Why Those Confusing Stock Market Numbers Actually Dictate Your Monthly Budget

Every time you see a green or red number flashing on a news ticker, it is doing more than just tracking the wealth of billionaires; it is signaling how much you will pay for your next car loan or whether your grocery bill will finally stabilize. When the market data shows the Nifty 50 or the Sensex hitting new highs or lows, it reflects the collective confidence of millions of people and thousands of businesses in the economy you live in. These numbers are the pulse of your financial environment, influencing everything from the interest your bank pays you to the likelihood of your company offering a year-end bonus.

What's Going On

The current market data shows a tug-of-war between different types of investors that directly impacts the value of the Indian Rupee and the prices of goods on your shelves. On one side, we have big international investment firms that move billions of dollars across borders based on global trends. On the other side, we have millions of regular people like you who are putting small amounts of money into the market every month through mutual funds. Think of the stock market like a giant neighborhood flea market. Right now, some of the big out-of-town professional sellers are packing up their stalls and leaving because they see better opportunities elsewhere. However, the local residents are stepping in and buying up everything they leave behind, which keeps the market from crashing but creates a lot of back-and-forth movement in prices.

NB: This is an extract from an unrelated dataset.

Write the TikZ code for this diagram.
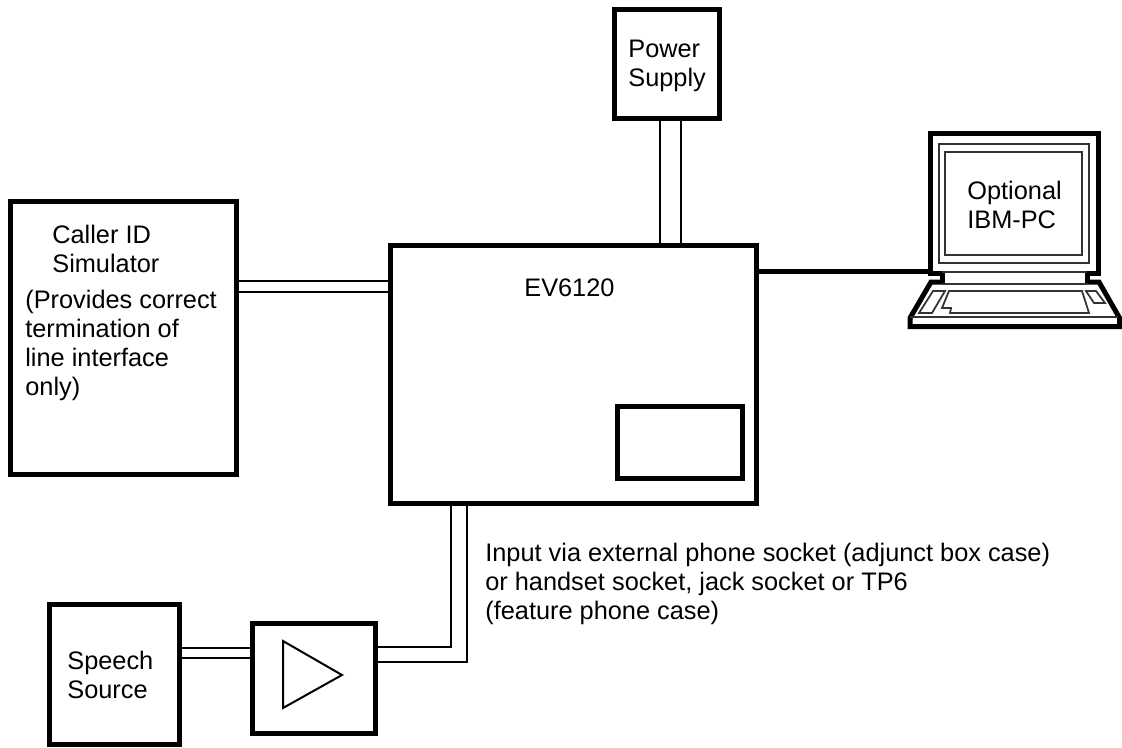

This data also tracks the "Price-to-Earnings ratio," which is a fancy way of saying how much people are willing to pay for every rupee a company earns. Currently, many stocks are priced quite high, meaning people are betting on a very bright future despite current challenges like expensive fuel and high interest rates. When the market data shows that the Rupee is weakening against the US Dollar, it means anything we buy from overseas—like the oil that powers delivery trucks or the components in your smartphone—becomes more expensive. This is why the market data isn't just a scoreboard for traders; it is an early warning system for the cost of living.

What This Means for You

If you have money sitting in a traditional savings account, the current market data suggests you are effectively losing purchasing power. While the stock market has been volatile, the rate of inflation—the speed at which prices rise—is often higher than the 3% or 4% interest your bank gives you. This means that if you leave 10,000 rupees in a basic account for a year, that same 10,000 rupees will buy fewer bags of rice or liters of petrol by the time the year is over. For anyone planning to buy a home or a car, the data indicates that interest rates are likely to stay high for a while longer, as the central bank tries to keep the economy from overheating.

Furthermore, the steady flow of money into the market from regular people—often called "Domestic Institutional Investors"—means that your retirement fund or your child's education fund is becoming a bigger part of the national economy. This creates a safety net for the country, but it also means your personal wealth is more tied to the success of big Indian corporations than ever before. If these companies face higher costs for raw materials, they might pass those costs on to you as a consumer, or they might see their stock prices dip, which affects your investments. Understanding this connection helps you see that a "market rally" is a sign that businesses feel confident enough to expand, which usually leads to better job security and more opportunities for career growth.

Your Move

Audit your monthly automated investments and increase your contributions by at least 5% to ensure your future wealth grows faster than the rising cost of daily essentials. By doing this now, you take advantage of market fluctuations and ensure that your long-term goals, like buying a home or retiring comfortably, stay on track regardless of short-term price spikes at the grocery store.

Review your high-interest debts, specifically credit card balances or personal loans, and prioritize paying them off while interest rates remain at these elevated levels. Since market data suggests that the cost of borrowing will not drop significantly in the coming months, carrying debt is more expensive than ever, and clearing it will provide an immediate, guaranteed return on your money by saving you from heavy interest charges.

Taking small, deliberate actions today ensures that you are the master of your money rather than a spectator to the market's whims.